▶ _Materials provided_:
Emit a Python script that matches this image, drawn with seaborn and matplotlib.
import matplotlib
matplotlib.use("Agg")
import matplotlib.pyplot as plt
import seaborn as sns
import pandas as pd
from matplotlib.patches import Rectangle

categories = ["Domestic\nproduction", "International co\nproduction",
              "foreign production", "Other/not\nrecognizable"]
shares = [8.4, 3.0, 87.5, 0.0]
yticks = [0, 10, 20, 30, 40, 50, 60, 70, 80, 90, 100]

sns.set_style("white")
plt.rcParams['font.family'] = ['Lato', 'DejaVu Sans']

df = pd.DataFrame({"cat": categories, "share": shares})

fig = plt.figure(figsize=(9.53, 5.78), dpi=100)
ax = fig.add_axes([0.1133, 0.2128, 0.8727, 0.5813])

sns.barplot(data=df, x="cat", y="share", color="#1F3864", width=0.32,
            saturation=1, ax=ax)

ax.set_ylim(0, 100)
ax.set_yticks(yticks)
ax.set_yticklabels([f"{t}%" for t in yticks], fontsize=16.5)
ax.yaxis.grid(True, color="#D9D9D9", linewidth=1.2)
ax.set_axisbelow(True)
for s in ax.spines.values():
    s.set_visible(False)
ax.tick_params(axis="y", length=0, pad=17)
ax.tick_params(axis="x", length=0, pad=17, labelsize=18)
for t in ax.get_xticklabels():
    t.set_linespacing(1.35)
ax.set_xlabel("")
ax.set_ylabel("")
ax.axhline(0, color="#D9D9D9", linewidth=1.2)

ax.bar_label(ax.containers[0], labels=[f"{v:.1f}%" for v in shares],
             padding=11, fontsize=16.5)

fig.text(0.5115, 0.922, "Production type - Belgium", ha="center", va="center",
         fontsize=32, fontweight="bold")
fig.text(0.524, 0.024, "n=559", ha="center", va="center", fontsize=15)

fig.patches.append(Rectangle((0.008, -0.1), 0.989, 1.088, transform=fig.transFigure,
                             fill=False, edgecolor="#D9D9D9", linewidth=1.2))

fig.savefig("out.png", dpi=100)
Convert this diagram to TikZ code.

▶ _Problem details_:
Each record should come back exactly as written.

▶ _Answer in full_:
Emit a Python script that matches this image, drawn with seaborn and matplotlib.
import matplotlib
matplotlib.use("Agg")
import matplotlib.pyplot as plt
import seaborn as sns
import pandas as pd
from matplotlib.patches import Rectangle

categories = ["Domestic\nproduction", "International co\nproduction",
              "foreign production", "Other/not\nrecognizable"]
shares = [8.4, 3.0, 87.5, 0.0]
yticks = [0, 10, 20, 30, 40, 50, 60, 70, 80, 90, 100]

sns.set_style("white")
plt.rcParams['font.family'] = ['Lato', 'DejaVu Sans']

df = pd.DataFrame({"cat": categories, "share": shares})

fig = plt.figure(figsize=(9.53, 5.78), dpi=100)
ax = fig.add_axes([0.1133, 0.2128, 0.8727, 0.5813])

sns.barplot(data=df, x="cat", y="share", color="#1F3864", width=0.32,
            saturation=1, ax=ax)

ax.set_ylim(0, 100)
ax.set_yticks(yticks)
ax.set_yticklabels([f"{t}%" for t in yticks], fontsize=16.5)
ax.yaxis.grid(True, color="#D9D9D9", linewidth=1.2)
ax.set_axisbelow(True)
for s in ax.spines.values():
    s.set_visible(False)
ax.tick_params(axis="y", length=0, pad=17)
ax.tick_params(axis="x", length=0, pad=17, labelsize=18)
for t in ax.get_xticklabels():
    t.set_linespacing(1.35)
ax.set_xlabel("")
ax.set_ylabel("")
ax.axhline(0, color="#D9D9D9", linewidth=1.2)

ax.bar_label(ax.containers[0], labels=[f"{v:.1f}%" for v in shares],
             padding=11, fontsize=16.5)

fig.text(0.5115, 0.922, "Production type - Belgium", ha="center", va="center",
         fontsize=32, fontweight="bold")
fig.text(0.524, 0.024, "n=559", ha="center", va="center", fontsize=15)

fig.patches.append(Rectangle((0.008, -0.1), 0.989, 1.088, transform=fig.transFigure,
                             fill=False, edgecolor="#D9D9D9", linewidth=1.2))

fig.savefig("out.png", dpi=100)
Convert this diagram to TikZ code.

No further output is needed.